Best Engineering 2016Some numbers: engineering enrollment has grown from 118 majors in 2007 to 290 in 2015! This year’s freshmen class has 102 engineering majors. U.S. News ranks Geneva’s engineering program in the top 100 in the country among undergraduate programs, and the Engineering Accreditation Commission of ABET has accredited our program since 1944. One more number: like most engineering programs across the country, as many as half of Geneva’s aspiring freshmen engineers eventually choose other majors, leading some in the Business Department to jokingly call the engineering program the “Pre-Business Department.”

Every engineer at Geneva takes the same generous helping of core courses everyone else takes. Why? Because the core prepares our students to think like Christians about every area of life. Because the core equips our engineers to understand people and society, so that they are prepared to lead wisely as they mature. Because college is about more than preparing for a career, more than landing a job with a high salary upon graduation, more than mastering nature with powerful techniques. College is also about getting to know the wonders of God’s world, the truth of God’s Word, and the great cultural achievements of our civilization. Geneva happily provides its engineers with a broad and comprehensive education. Perhaps that is why some of our engineering graduates become missionaries, preachers, and lawyers as well as engineers.

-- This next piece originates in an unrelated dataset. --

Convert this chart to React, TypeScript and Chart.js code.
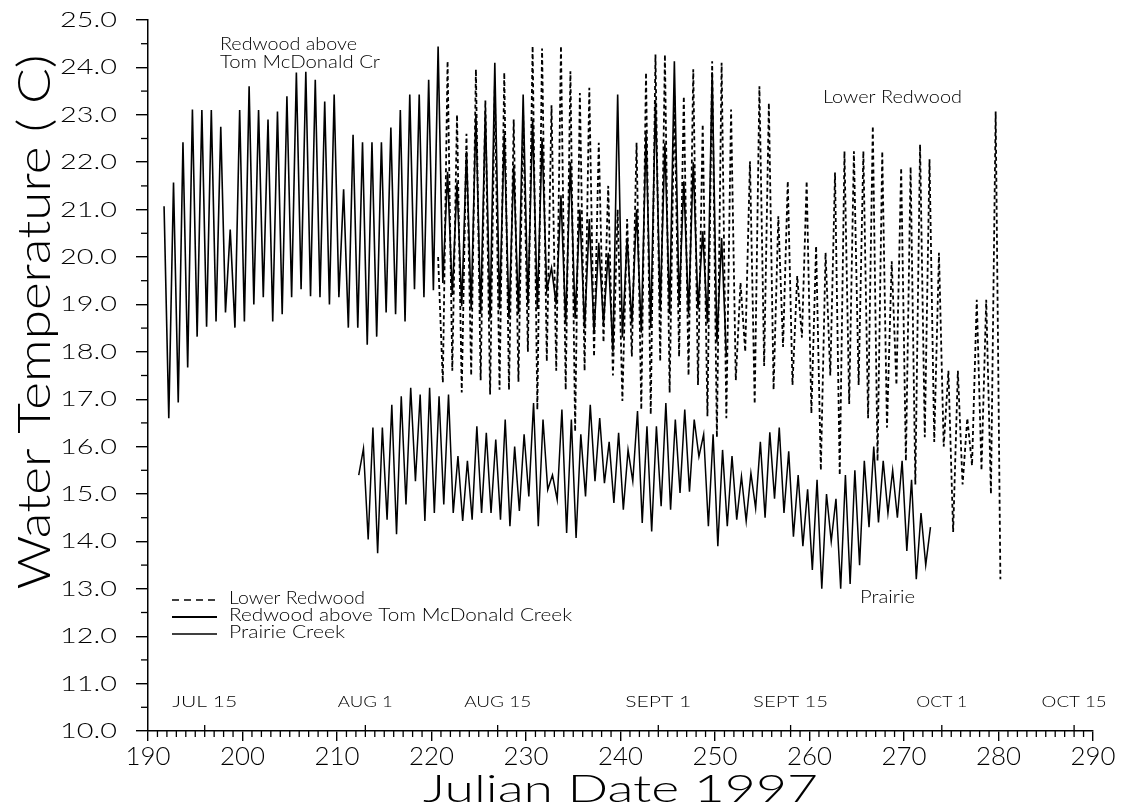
import React, { useEffect, useRef } from 'react';
import { Chart, registerables } from 'chart.js';

Chart.register(...registerables);

// ---- data (half-day readings, alternating daily trough / peak) ----
const seriesNames = ['Lower Redwood', 'Redwood above Tom McDonald Creek', 'Prairie Creek'];

const lowerRedwoodStart = 220.7;
const lowerRedwoodTemps = [
  20.0,
  17.35, 24.13, 17.6, 23.0, 17.14, 22.6, 17.5, 23.96, 17.4, 23.3,
  17.1, 23.6, 17.2, 23.89, 17.2, 22.9, 17.37, 23.0, 18.0, 24.45,
  16.78, 24.4, 17.8, 23.2, 17.6, 24.45, 17.2, 23.92, 16.32, 23.46,
  17.6, 23.57, 17.9, 22.41, 18.2, 21.5, 17.5, 21.0, 16.96, 20.8,
  17.9, 22.41, 16.78, 23.89, 16.68, 24.27, 17.8, 24.27, 17.14, 23.4,
  17.9, 23.39, 17.5, 23.96, 17.3, 22.8, 16.64, 24.13, 16.2, 24.1,
  16.6, 23.11, 17.4, 19.46, 18.0, 22.02, 16.9, 23.6, 17.7, 23.25,
  17.2, 20.86, 18.1, 21.6, 17.3, 19.6, 18.3, 21.6, 16.7, 20.23,
  15.5, 20.09, 17.5, 21.78, 15.4, 22.23, 16.9, 22.23, 17.3, 22.23,
  16.6, 22.76, 15.7, 22.23, 16.4, 19.91, 17.3, 21.88, 15.7, 21.9,
  15.2, 22.37, 16.2, 22.06, 16.1, 20.09, 16.0, 17.6, 14.2, 17.6,
  15.2, 16.6, 15.6, 19.1, 15.5, 19.1, 15.0, 23.07, 13.2,
];

const redwoodTmcStart = 191.7;
const redwoodTmcTemps = [
  21.07,
  16.6, 21.57, 16.93, 22.42, 17.67, 23.11, 18.32, 23.1, 18.53, 23.1,
  18.64, 22.75, 18.83, 20.58, 18.51, 23.1, 18.64, 23.6, 19.0, 23.1,
  19.15, 22.9, 18.64, 23.07, 18.79, 23.39, 19.15, 23.89, 19.32, 23.91,
  19.17, 23.74, 19.15, 23.28, 19.0, 23.43, 19.15, 21.43, 18.51, 22.58,
  18.51, 22.42, 18.15, 22.42, 18.32, 22.42, 18.83, 22.73, 18.79, 23.1,
  18.64, 23.43, 19.32, 23.43, 19.15, 23.74, 19.3, 24.44, 19.45, 21.8,
  19.2, 21.57, 18.96, 22.23, 18.9, 23.0, 18.8, 23.08, 18.7, 24.1,
  18.9, 22.6, 18.7, 21.92, 18.8, 23.43, 19.0, 22.9, 18.9, 22.5,
  19.3, 19.77, 19.0, 21.3, 18.6, 22.0, 18.7, 21.0, 18.5, 20.8,
  18.4, 20.3, 18.6, 20.09, 18.0, 23.43, 18.3, 20.4, 18.6, 21.0,
  18.4, 22.6, 18.5, 23.3, 18.9, 22.4, 18.8, 24.13, 19.0, 21.6,
  18.8, 22.0, 18.9, 20.54, 18.6, 23.9, 18.2, 20.4, 17.9,
];

const prairieStart = 212.3;
const prairieTemps = [
  15.4, 15.96,
  14.04, 16.4, 13.75, 16.4, 14.46, 16.88, 14.15, 17.06, 14.78, 17.24,
  15.27, 17.1, 14.43, 17.24, 14.6, 17.06, 14.78, 17.1, 14.6, 15.8,
  14.43, 15.7, 14.46, 16.43, 14.6, 16.29, 14.6, 16.15, 14.46, 16.57,
  14.32, 16.0, 14.64, 16.26, 14.95, 16.92, 14.32, 16.57, 15.09, 15.4,
  14.88, 16.78, 14.18, 16.57, 14.07, 16.26, 14.95, 16.88, 15.27, 16.6,
  15.23, 16.1, 14.81, 16.29, 14.67, 15.93, 15.27, 16.75, 14.39, 16.43,
  14.21, 16.43, 14.74, 16.92, 14.67, 16.57, 15.02, 16.78, 15.05, 16.57,
  15.79, 16.26, 14.32, 16.26, 13.9, 15.93, 14.32, 15.8, 14.46, 15.37,
  14.43, 15.44, 14.7, 16.1, 14.5, 16.3, 14.9, 16.4, 14.6, 15.9,
  14.1, 15.4, 13.9, 15.1, 13.4, 15.3, 13.0, 15.0, 14.0, 14.9,
  13.0, 15.4, 13.1, 15.5, 13.5, 15.7, 14.3, 16.0, 14.4, 15.7,
  14.6, 15.5, 14.5, 15.7, 13.8, 15.3, 13.2, 14.6, 13.5, 14.3,
];

const dateLabels = ['JUL 15', 'AUG 1', 'AUG 15', 'SEPT 1', 'SEPT 15', 'OCT 1', 'OCT 15'];
const dateDays = [196, 213, 227, 244, 258, 274, 288];
const dateLabelWidths = [65, 55, 67, 66, 75, 51, 65];

const xTitle = 'Julian Date 1997';
const yTitle = 'Water Temperature ( C)';

const FONT = 'Lato, "Open Sans", "DejaVu Sans", sans-serif';

function toPoints(start: number, temps: number[]) {
  return temps.map((v, i) => ({ x: start + i * 0.5, y: v }));
}

function fitText(
  ctx: CanvasRenderingContext2D,
  text: string,
  x: number,
  y: number,
  size: number,
  width: number,
  align: CanvasTextAlign,
  rotate = 0,
  baseline: CanvasTextBaseline = 'middle'
) {
  ctx.save();
  ctx.font = `300 ${size}px ${FONT}`;
  const w = ctx.measureText(text).width || 1;
  ctx.translate(x, y);
  if (rotate) ctx.rotate(rotate);
  ctx.scale(width / w, 1);
  ctx.textAlign = align;
  ctx.textBaseline = baseline;
  ctx.fillStyle = '#000';
  ctx.fillText(text, 0, 0);
  ctx.restore();
}

const decorPlugin = {
  id: 'decor',
  afterDraw(chart: any) {
    const ctx: CanvasRenderingContext2D = chart.ctx;
    const xs = chart.scales.x;
    const ys = chart.scales.y;
    const area = chart.chartArea;
    ctx.save();
    ctx.strokeStyle = '#000';
    ctx.lineWidth = 1.3;

    // y minor ticks
    for (let v = ys.min + 0.5; v < ys.max; v += 1) {
      const y = ys.getPixelForValue(v);
      ctx.beginPath();
      ctx.moveTo(area.left - 7, y);
      ctx.lineTo(area.left, y);
      ctx.stroke();
    }
    // x minor ticks (daily)
    for (let d = xs.min + 1; d < xs.max; d += 1) {
      if (d % 10 === 0) continue;
      const x = xs.getPixelForValue(d);
      ctx.beginPath();
      ctx.moveTo(x, area.bottom);
      ctx.lineTo(x, area.bottom + 6);
      ctx.stroke();
    }
    // date ticks (upward) and labels
    dateDays.forEach((d, i) => {
      const x = xs.getPixelForValue(d);
      ctx.beginPath();
      ctx.moveTo(x, area.bottom);
      ctx.lineTo(x, area.bottom - 6);
      ctx.stroke();
      fitText(ctx, dateLabels[i], x, area.bottom - 29, 16, dateLabelWidths[i], 'center');
    });

    // tick labels
    ys.ticks.forEach((t: any) => {
      const y = ys.getPixelForValue(t.value);
      fitText(ctx, Number(t.value).toFixed(1), area.left - 31, y, 22, 57, 'right');
    });
    xs.ticks.forEach((t: any) => {
      const x = xs.getPixelForValue(t.value);
      fitText(ctx, String(t.value), x, area.bottom + 26, 26, 45, 'center');
    });

    // axis titles
    fitText(ctx, xTitle, (area.left + area.right) / 2, 802, 37, 395, 'center', 0, 'alphabetic');
    fitText(ctx, yTitle, 35, 322, 46, 535, 'center', -Math.PI / 2);

    // in-plot annotations
    fitText(ctx, 'Redwood above', 220, 45, 17, 137, 'left');
    fitText(ctx, 'Tom McDonald Cr', 220, 63, 17, 160, 'left');
    fitText(ctx, 'Lower Redwood', 823, 98, 17, 139, 'left');
    fitText(ctx, 'Prairie', 860, 598, 17, 55, 'left');

    // legend
    const legendY = [600, 617, 634];
    const legendW = [136, 343, 116];
    const legendLw = [1.5, 2.2, 1.3];
    legendY.forEach((y, i) => {
      ctx.save();
      ctx.lineWidth = legendLw[i];
      ctx.setLineDash(i === 0 ? [7, 5] : []);
      ctx.beginPath();
      ctx.moveTo(172, y);
      ctx.lineTo(217, y);
      ctx.stroke();
      ctx.restore();
      fitText(ctx, seriesNames[i], 229, y - 1, 17, legendW[i], 'left');
    });
    ctx.restore();
  },
};

export default function App() {
  const ref = useRef<HTMLCanvasElement>(null);

  useEffect(() => {
    const canvas = ref.current;
    if (!canvas) return;
    const chart = new Chart(canvas, {
      type: 'line',
      data: {
        datasets: [
          {
            label: seriesNames[0],
            data: toPoints(lowerRedwoodStart, lowerRedwoodTemps),
            borderColor: '#000',
            borderWidth: 1.8,
            borderDash: [4, 3],
            pointRadius: 0,
            tension: 0,
          },
          {
            label: seriesNames[1],
            data: toPoints(redwoodTmcStart, redwoodTmcTemps),
            borderColor: '#000',
            borderWidth: 1.6,
            pointRadius: 0,
            tension: 0,
          },
          {
            label: seriesNames[2],
            data: toPoints(prairieStart, prairieTemps),
            borderColor: '#000',
            borderWidth: 1.5,
            pointRadius: 0,
            tension: 0,
          },
        ],
      },
      options: {
        responsive: false,
        animation: false,
        devicePixelRatio: 1,
        parsing: false as any,
        layout: { padding: { left: 0, top: 20, right: 31, bottom: 0 } },
        plugins: {
          legend: { display: false },
          tooltip: { enabled: false },
          title: { display: false },
        },
        scales: {
          x: {
            type: 'linear',
            min: 190,
            max: 290,
            afterFit: (s: any) => {
              s.height = 80;
            },
            ticks: { stepSize: 10, display: false, autoSkip: false },
            grid: {
              drawOnChartArea: false,
              drawTicks: true,
              tickLength: 10,
              color: '#000',
              tickColor: '#000',
              lineWidth: 1.4,
              tickWidth: 1.4,
            },
            border: { display: true, color: '#000', width: 1.5 },
          },
          y: {
            type: 'linear',
            min: 10,
            max: 25,
            afterFit: (s: any) => {
              s.width = 148;
            },
            ticks: { stepSize: 1, display: false },
            grid: {
              drawOnChartArea: false,
              drawTicks: true,
              tickLength: 12,
              color: '#000',
              tickColor: '#000',
              lineWidth: 1.4,
              tickWidth: 1.4,
            },
            border: { display: true, color: '#000', width: 1.5 },
          },
        },
      } as any,
      plugins: [decorPlugin],
    });
    return () => chart.destroy();
  }, []);

  return (
    <div style={{ position: 'fixed', left: 0, top: 0, width: 1124, height: 811, background: '#fff' }}>
      <canvas ref={ref} width={1124} height={811} style={{ display: 'block' }} />
    </div>
  );
}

What is the vision of the engineering department for the future? They are considering new programs or concentrations in energy engineering, industrial engineering, a master's program in engineering management, mechatronics (look it up) and power engineering. They are already fully using the expanded Rapp Center, and like some other departments they would like more centralized office space for professors. And they have their eye on the developing Royal Dutch Shell (RDS) cracker plant only six miles from Geneva, as well as the industries its presence will probably attract to our area. It is an interesting time to be teaching and learning engineering at Geneva.